В уютной комнате почти ничего не говорило о том, что ее хозяин – врач. Небольшой письменный стол, на котором лежала папка, как потом оказалось, с результатами медицинского осмотра генерала, книжный шкаф. На стене несколько картин с сюжетами о Древней Руси. На отдельной тумбочке – два телефонных аппарата, в углу – несгораемый шкаф производства братьев Смирновых.

Голубев разместился сбоку на мягком стуле. Павлов, прохаживаясь по кабинету, предложил генералу присесть в массивное кожаное кресло, которое бережно приняло и комфортно устроило атлетическую фигуру Келлера. Иван Петрович, вернувшись к столу, раскрыл папку и обратился к генералу:

– Уважаемый Федор Артурович, мы с коллегой внимательно изучили вашу медицинскую карту и теперь можем сделать определенные выводы. Ваше физическое состояние не внушает никаких опасений. Невзирая на ваши ранения и травмы и уже не юношеский возраст, у вас могучий организм, говоря техническим языком, – у него колоссальный запас прочности. Конечно, пройти курс лечения необходимо, в особенности подправить раненую ногу, но через две-три недели вы сможете скакать верхом или отплясывать мазурку и при этом даже дать фору некоторым молодым корнетам. Но нервы крайне истощены, и для принятия мер нам нужно, прежде всего, разобраться с вашими переживаниями и голосами в голове.
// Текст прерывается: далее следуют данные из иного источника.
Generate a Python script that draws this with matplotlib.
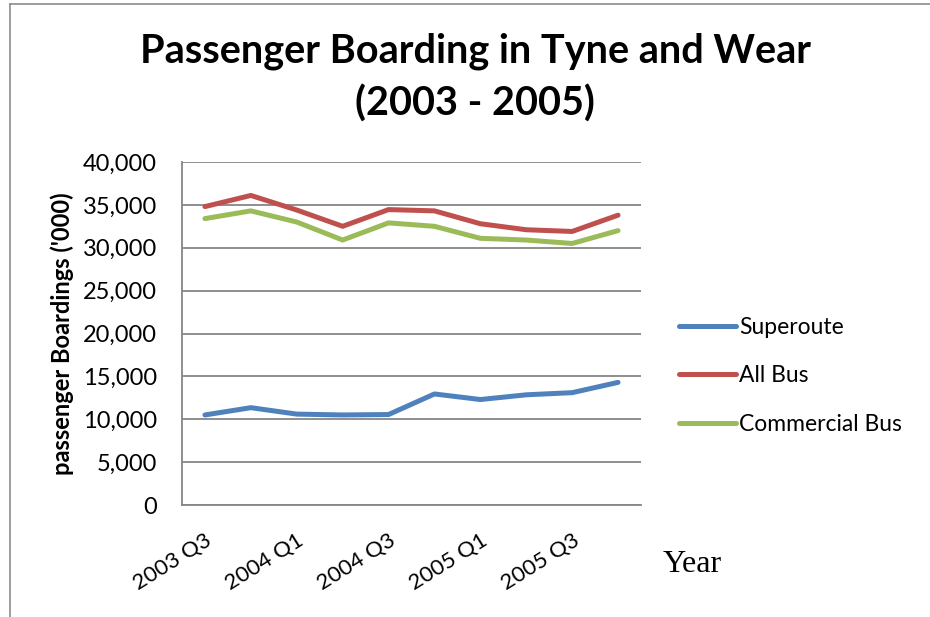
import numpy as np
import matplotlib.pyplot as plt
from matplotlib.lines import Line2D

# quarters
quarters = ["2003 Q3", "2003 Q4", "2004 Q1", "2004 Q2", "2004 Q3",
            "2004 Q4", "2005 Q1", "2005 Q2", "2005 Q3", "2005 Q4"]
# passenger boardings ('000)
superoute = [10500, 11350, 10600, 10500, 10550, 12950, 12300, 12850, 13100, 14300]
all_bus = [34800, 36100, 34400, 32500, 34450, 34300, 32800, 32100, 31900, 33800]
commercial_bus = [33400, 34300, 33000, 30900, 32900, 32500, 31100, 30900, 30500, 32000]

series_names = ["Superoute", "All Bus", "Commercial Bus"]
colors = ["#4F81BD", "#C0504D", "#9BBB59"]

plt.rcParams['font.family'] = ['Lato', 'DejaVu Sans']

W, H = 930, 617
fig = plt.figure(figsize=(W/100, H/100), dpi=100)
ax = fig.add_axes([182/W, 1-505/H, (641-182)/W, (505-162)/H])

x = np.arange(len(quarters))
for vals, name, c in zip([superoute, all_bus, commercial_bus], series_names, colors):
    ax.plot(x, vals, color=c, lw=3.6, solid_capstyle='round', label=name)

ax.set_xlim(-0.5, len(quarters)-0.5)
ax.set_ylim(0, 40000)
ax.set_yticks(np.arange(0, 40001, 5000))
ax.set_yticklabels([f"{v:,}" for v in range(0, 40001, 5000)], fontsize=17)
ax.grid(axis='y', color='#868686', lw=1.3)
ax.set_axisbelow(True)

# every other quarter gets a label
ax.set_xticks(x[::2])
ax.set_xticklabels(quarters[::2], fontsize=16, rotation=32,
                   ha='right', va='top', rotation_mode='anchor')
ax.tick_params(axis='both', length=0)
ax.tick_params(axis='y', pad=18)
ax.tick_params(axis='x', pad=18)

for s in ['top', 'right']:
    ax.spines[s].set_visible(False)
for s in ['left', 'bottom']:
    ax.spines[s].set_color('#868686')
    ax.spines[s].set_linewidth(1.3)

ax.set_ylabel("passenger Boardings ('000)", fontsize=17, fontweight='bold', labelpad=6)

fig.text(475/W, 1-33/H, "Passenger Boarding in Tyne and Wear\n(2003 - 2005)",
         ha='center', va='top', fontsize=28.5, fontweight='bold',
         linespacing=1.45, multialignment='center')
fig.text(663/W, 1-572/H, "Year", fontsize=23, family='Liberation Serif',
         ha='left', va='baseline')

ax.legend(loc='center left', bbox_to_anchor=(679/W, 1-376/H),
          bbox_transform=fig.transFigure, frameon=False, fontsize=16.5,
          handlelength=2.5, handletextpad=0.12, labelspacing=1.22,
          borderpad=0, borderaxespad=0)

# outer chart border (only left and top visible)
fig.add_artist(Line2D([9.5/W, 9.5/W], [0, 1-4/H], color='#8c8c8c', lw=1.2))
fig.add_artist(Line2D([9.5/W, 1], [1-4/H, 1-4/H], color='#8c8c8c', lw=1.2))

fig.savefig("out.png", dpi=100)
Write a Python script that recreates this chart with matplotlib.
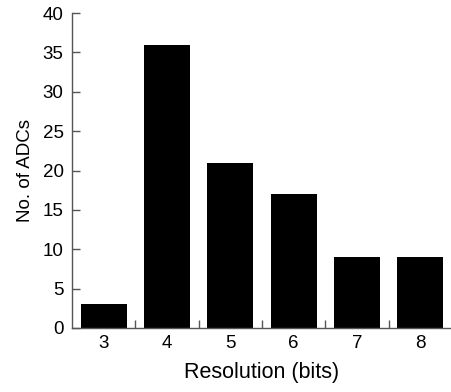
import numpy as np
import matplotlib
matplotlib.use('Agg')
import matplotlib.pyplot as plt

# values
resolution = [3, 4, 5, 6, 7, 8]
n_adcs = [3, 36, 21, 17, 9, 9]

plt.rcParams['font.family'] = ['Liberation Sans', 'DejaVu Sans']

fig = plt.figure(figsize=(4.51, 3.92), dpi=100)
ax = fig.add_axes([72 / 451, 64 / 392, 380 / 451, 315 / 392])

ax.bar(resolution, n_adcs, width=0.73, color='black')

ax.set_xlim(2.5, 8.5)
ax.set_ylim(0, 40)
ax.set_yticks(np.arange(0, 41, 5))
ax.set_xticks(resolution)
ax.set_xticks(np.arange(3.5, 8, 1), minor=True)

ax.spines['top'].set_visible(False)
ax.spines['right'].set_visible(False)
for s in ['left', 'bottom']:
    ax.spines[s].set_color('#555555')
    ax.spines[s].set_linewidth(1.0)

ax.tick_params(axis='y', direction='in', length=6, width=1, color='#555555',
               labelsize=13.5, pad=6)
ax.tick_params(axis='x', which='major', length=0, labelsize=13.5, pad=5)
ax.tick_params(axis='x', which='minor', direction='in', length=6, width=1,
               color='#555555')

ax.set_xlabel('Resolution (bits)', fontsize=15.5, labelpad=7)
ax.set_ylabel('No. of ADCs', fontsize=13.5, labelpad=6)

fig.savefig('out.png', dpi=100)
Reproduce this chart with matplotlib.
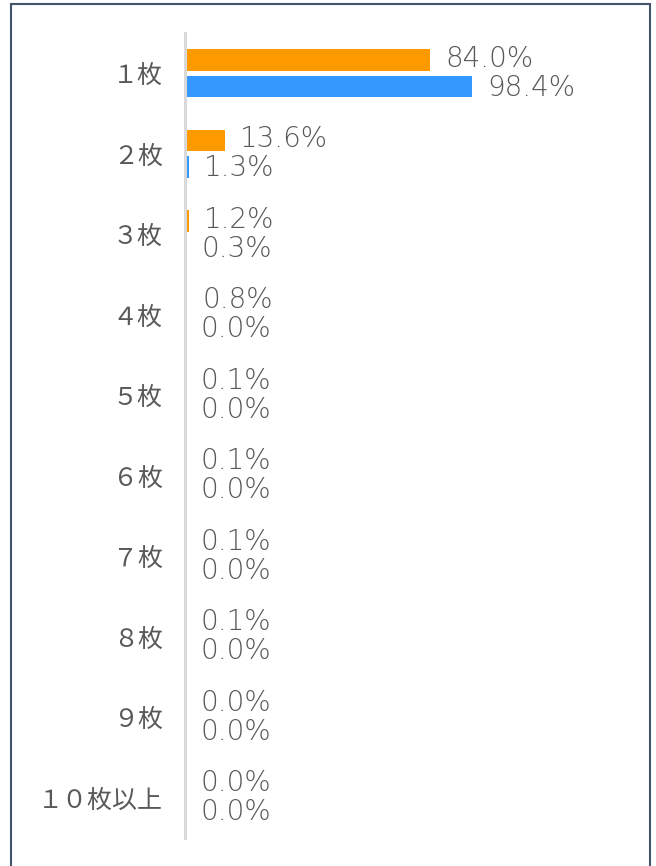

А посему я предлагаю действовать по-военному – не бежать от своего страха, а встретиться с ним лицом к лицу. Мы проведем с вами сеанс гипноза. Поверьте мне, что этот метод основан на многолетней практике и не только совершенно безвреден, но и напротив даже полезен. Во время сеанса вы испытаете ощущения, подобные тем, которые предшествуют обычному сну. И самое главное, по окончании сеанса вы будете помнить всё – до мельчайших подробностей. Кроме того, мне будет ассистировать Михаил Николаевич, а медицинскому обеспечению нашего института может позавидовать даже Императорская Академия. И главное – не удивляйтесь ничему из того, что вы, возможно, услышите во время сеанса. Ну что, согласны?

Келлер решительно кивнул и лишь спросил:

– Что я должен делать?

– Ровно ничего, Федор Артурович. Вам удобно в этом кресле? Да? Отлично… Михаил Николаевич, будьте так любезны, опустите шторы.

В комнате воцарился уютный полумрак, на столе размеренно застучал метроном. Павлов держал в руке золотую цепочку, на которой подобно маятнику раскачивалась блестящая луковица часов на уровне глаз Келлера. Речь Иван Петровича звучала тихо и монотонно:

– Вы устали, ваши веки и все тело отяжелели… Приятный покой и расслабленность… Вокруг тишина, вы ощущаете дремоту и сонливость. Вы засыпаете, засыпаете, спите… Федор Артурович, сейчас февраль, вы сидите у себя в штабе… Отвечайте, чей голос вы слышите?